As I said Newton (and everybody for 100years after) couldn't measure the value - it's very small - they could measure the value of "G*Mass_of_earth" because you can get that from the movement of bodies around the Earth, notably the moon.

14. Jan 20, 2009

Janus

Staff Emeritus
It is a constant of proportionality.

It's what makes the answer come out right for any given set of units.

It's arrived at like this:

We know that the froce acting between two masses is given by

$$F = \frac{kMm}{d^2}$$

where K is some constant. At first we didn't know what value this constant had. To find out we re-arrange the formula to

$$k = \frac{Fd^2}{Mm}$$

Now we take tow known masses (m & M) put them a distance of d apart and then measure the force pulling them together. We then plug these values into the equation, which gives us our constant k. We call this constant "G".

What G works out to be depends on what units we used to measure mass, time and distance.

15. Jan 20, 2009

chis

The pipe analogy was great I think you have done it. Sorry for being so slow. So G is our best generic assumtion of a unit of gravity?

16. Jan 20, 2009

mgb_phys

Yes - except we have sort-of been lying to you!
Newton's law of gravity isn't really correct.

It's very good for typical calculations of falling balls and orbiting satellites. But close to very heavy objects (like stars) it doesn't quite give you the correct answer.
That's what Einstein did - he wrote a new more complicated theory the gives a more accurate answer.

It doesn't change the value of G (or allow us to calculate it directly) but it does say that the equation above isn't exactly correct for all cases.
It's like having to take into account the bend in the pipe when working out lbs/feet - if the pipe is short the bend is small and you can ignore it, but in some case (if the pipe is long or the object is a black hole) you need to use the more accurate theory.

17. Jan 20, 2009

chis

Ah did Einstiens refinement include density as a contributing factor?
Is G a graviton?

Last edited: Jan 20, 2009
18. Jan 20, 2009

atyy

No, density is already in Newtonian theory. See the section "Differential Form" at http://en.wikipedia.org/wiki/Gauss's_law_for_gravitational_fields. In Newton's theory, gravity travels infinitely fast. Einstein's refinement was to make gravity travel at the speed of light.

No.

19. Jan 21, 2009

Je m'appelle

Yeah, by Henry Cavendish in 1798 if I'm not wrong.

Oh, by the way, I watched a video of a MIT Classical Mechanics lecture by professor Walter Lewin, in which he affirmed that "the time it takes an apple to fall is independent of the mass of the Earth".

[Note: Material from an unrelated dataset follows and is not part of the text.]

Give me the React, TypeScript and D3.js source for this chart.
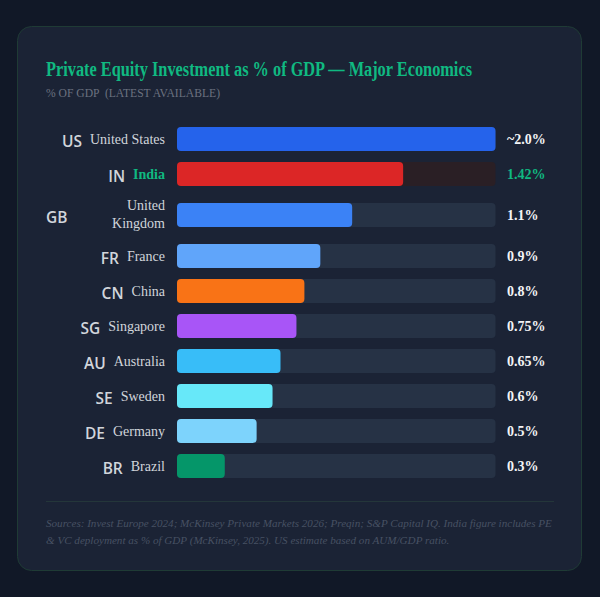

Is that true? Well, the apple(m) falls due to its gravitational interaction with Earth(M) by F = GMm/r^2, therefore we could apply t(g) = v/g (air resistance is not taken into consideration) to find the time it takes the apple to fall, right? However, as it is a function of "g", the bigger "g" is, the faster the apple will fall, right? But, "g" depends on the mass of the Earth (the mass of the apple is not taken into consideration as it is too small compared to Earth's), as we can see it in g = GM/r^2

So I really did not understand Mr. Lewin's point.